VOTING - NEW JERSEY

Tumpson v. Farina

Supreme Court of New Jersey - July 31, 2014 - A.3d - 2014 WL 3743792

Citizen’s group brought action against city and its clerk, after clerk refused to file petition they submitted that sought to have its petition seeking to have amended rent control ordinance submitted to voters for referendum, asserting violation of the Faulkner Act and seeking injunctive relief prohibiting city from enforcing the ordinance. Group then filed motion to enforce litigants rights. The Superior Court granted motion, required clerk to certify petition as valid, and prohibited city from enforcing ordinance pending outcome of referendum in general election, at which voters ultimately rejected group’s challenge of ordinance. City and clerk appealed and group cross-appealed.

The Supreme Court of New Jersey held that:

City clerk in a Faulkner Act municipality’s refusal to accept for filing a petition for referendum on the ground that the petition did not have a sufficient number of qualifying signatures violated the right to referendum guaranteed by the Faulkner Act; the various intersecting provisions of the Act contemplated a two-step process for validating a referendum petition, which provided that, if the initial petition was found insufficient, then a corrective, supplemental petition could be filed, but the statutory scheme did not indicate that one kind of deficiency in an initial petition empowered the clerk to refuse to file the petition and to forgo giving the particulars in which the petition was defective.
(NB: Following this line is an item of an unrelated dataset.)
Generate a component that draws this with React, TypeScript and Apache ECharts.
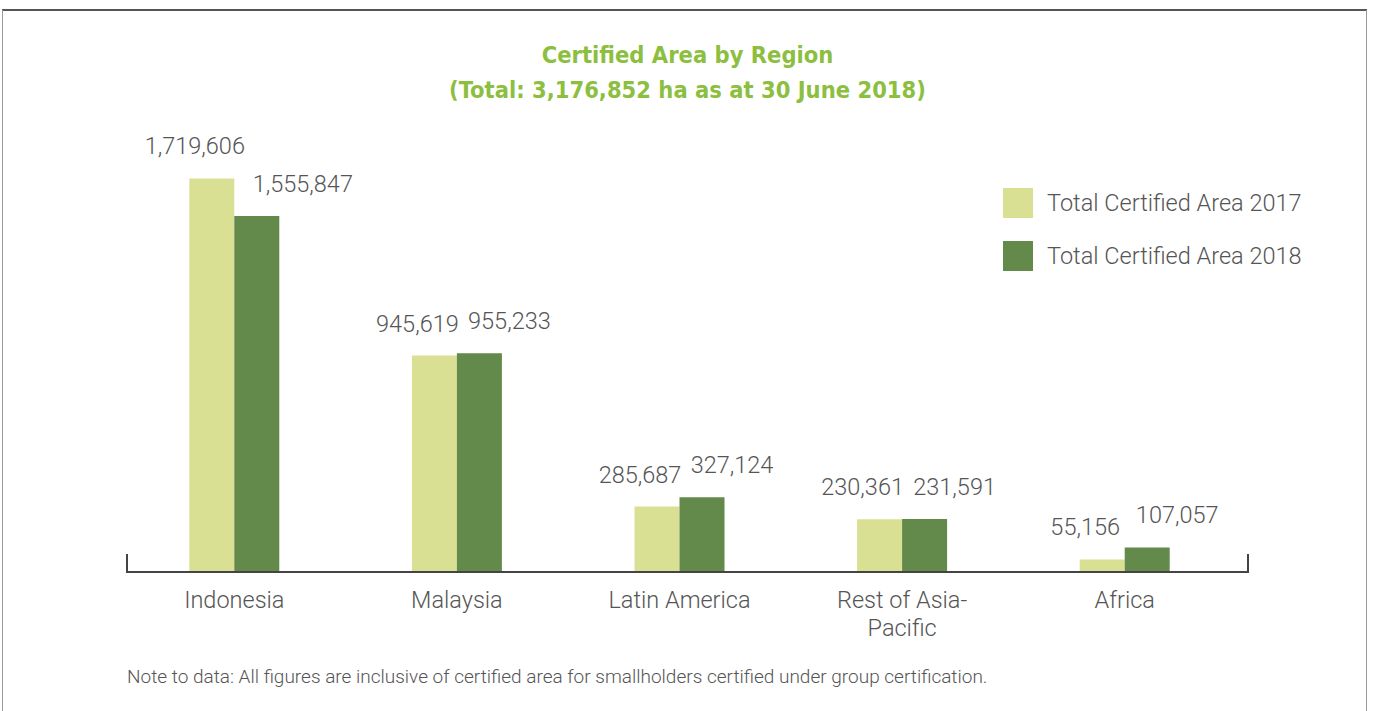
import React, { useEffect, useRef } from "react";
import * as echarts from "echarts";

const categories = ["Indonesia", "Malaysia", "Latin America", "Rest of Asia-\nPacific", "Africa"];
const area2017 = [1719606, 945619, 285687, 230361, 55156];
const area2018 = [1555847, 955233, 327124, 231591, 107057];
const seriesNames = ["Total Certified Area 2017", "Total Certified Area 2018"];
const titleLines = ["Certified Area by Region", "(Total: 3,176,852 ha as at 30 June 2018)"];
const noteText = "Note to data: All figures are inclusive of certified area for smallholders certified under group certification.";

const W = 1375;
const H = 711;
const FONT = "Roboto, 'Noto Sans', sans-serif";
const TEXT = "#555555";
const FS = 23.5;

const fmt = (v: number) => v.toLocaleString("en-US");

export default function App() {
  const ref = useRef<HTMLDivElement>(null);
  useEffect(() => {
    document.body.style.margin = "0";
    const chart = echarts.init(ref.current!, null, { renderer: "svg" });
    const gridLeft = 123;
    const gridRight = 139;
    const gridBottom = 139;
    const axisY = H - gridBottom;
    const axisX1 = 127;
    const axisX2 = 1248;
    const labelStyle = {
      show: true,
      position: "top",
      distance: 20,
      formatter: (p: any) => fmt(p.value),
      fontFamily: FONT,
      fontSize: FS,
      fontWeight: 300,
      color: TEXT,
    };
    chart.setOption({
      animation: false,
      backgroundColor: "#ffffff",
      title: {
        text: titleLines.join("\n"),
        left: "center",
        top: 32,
        textStyle: {
          fontFamily: "'DejaVu Sans Condensed', 'Liberation Sans Narrow', sans-serif",
          fontWeight: "bold",
          fontSize: 23.5,
          lineHeight: 35,
          color: "#8cbf3f",
        },
      },
      legend: {
        orient: "vertical",
        left: 998,
        top: 183,
        itemWidth: 30,
        itemHeight: 30,
        itemGap: 23,
        icon: "rect",
        selectedMode: false,
        textStyle: { fontFamily: FONT, fontSize: FS, color: TEXT, fontWeight: 300, padding: [0, 0, 0, 9] },
        data: seriesNames,
      },
      grid: { left: gridLeft, right: gridRight, bottom: gridBottom, top: 160, containLabel: false },
      xAxis: {
        type: "category",
        data: categories,
        axisLine: { show: false },
        axisTick: { show: false },
        axisLabel: {
          fontFamily: FONT,
          fontSize: FS,
          fontWeight: 300,
          color: TEXT,
          margin: 14,
          lineHeight: 28,
          interval: 0,
        },
      },
      yAxis: {
        type: "value",
        min: 0,
        max: 1800000,
        show: false,
        splitLine: { show: false },
      },
      series: [
        {
          name: seriesNames[0],
          type: "bar",
          data: area2017,
          barWidth: 45,
          barGap: "0%",
          itemStyle: { color: "#dae093" },
          label: { ...labelStyle, offset: [-17, 0] },
        },
        {
          name: seriesNames[1],
          type: "bar",
          data: area2018.map((v, i) => (i === 0 ? { value: v, label: { offset: [46, 0] } } : v)),
          barWidth: 45,
          barGap: "0%",
          itemStyle: { color: "#63894b" },
          label: { ...labelStyle, offset: [30, 0] },
        },
      ],
      graphic: [
        { type: "line", shape: { x1: 2, y1: 10, x2: 1367, y2: 10 }, style: { stroke: "#555555", lineWidth: 2 } },
        { type: "line", shape: { x1: 2.5, y1: 10, x2: 2.5, y2: H }, style: { stroke: "#9a9a9a", lineWidth: 1 } },
        { type: "line", shape: { x1: 1366.5, y1: 10, x2: 1366.5, y2: H }, style: { stroke: "#9a9a9a", lineWidth: 1 } },
        { type: "line", z: 10, shape: { x1: axisX1, y1: axisY, x2: axisX2, y2: axisY }, style: { stroke: "#444444", lineWidth: 2 } },
        { type: "line", z: 10, shape: { x1: axisX1, y1: axisY - 18, x2: axisX1, y2: axisY + 1 }, style: { stroke: "#444444", lineWidth: 2 } },
        { type: "line", z: 10, shape: { x1: axisX2, y1: axisY - 18, x2: axisX2, y2: axisY + 1 }, style: { stroke: "#444444", lineWidth: 2 } },
        {
          type: "text",
          left: 127,
          top: 667,
          style: { text: noteText, fontFamily: FONT, fontSize: 19, fontWeight: 300, fill: TEXT },
        },
      ],
    });
    return () => chart.dispose();
  }, []);
  return <div ref={ref} style={{ width: W, height: H }} />;
}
Power of citizens to approve or reject at the polls any ordinance through the referendum process constituted a “substantive right” protected by the Civil Rights Act, such that a deprivation of the right entitled the citizens to an award of attorney’s fees under the Act.

City clerk’s refusal to accept for filing petition for referendum in violation of the right to referendum guaranteed by the Faulkner Act constituted a deprivation of city citizens’ substantive rights, and therefore citizens were entitled to award of attorney’s fees pursuant to Civil Rights Act, where, although the citizens succeed in judicially compelling the clerk to process the referendum petition and place the ordinance on the ballot, the deprivation was complete when clerk initially refused to file the petition.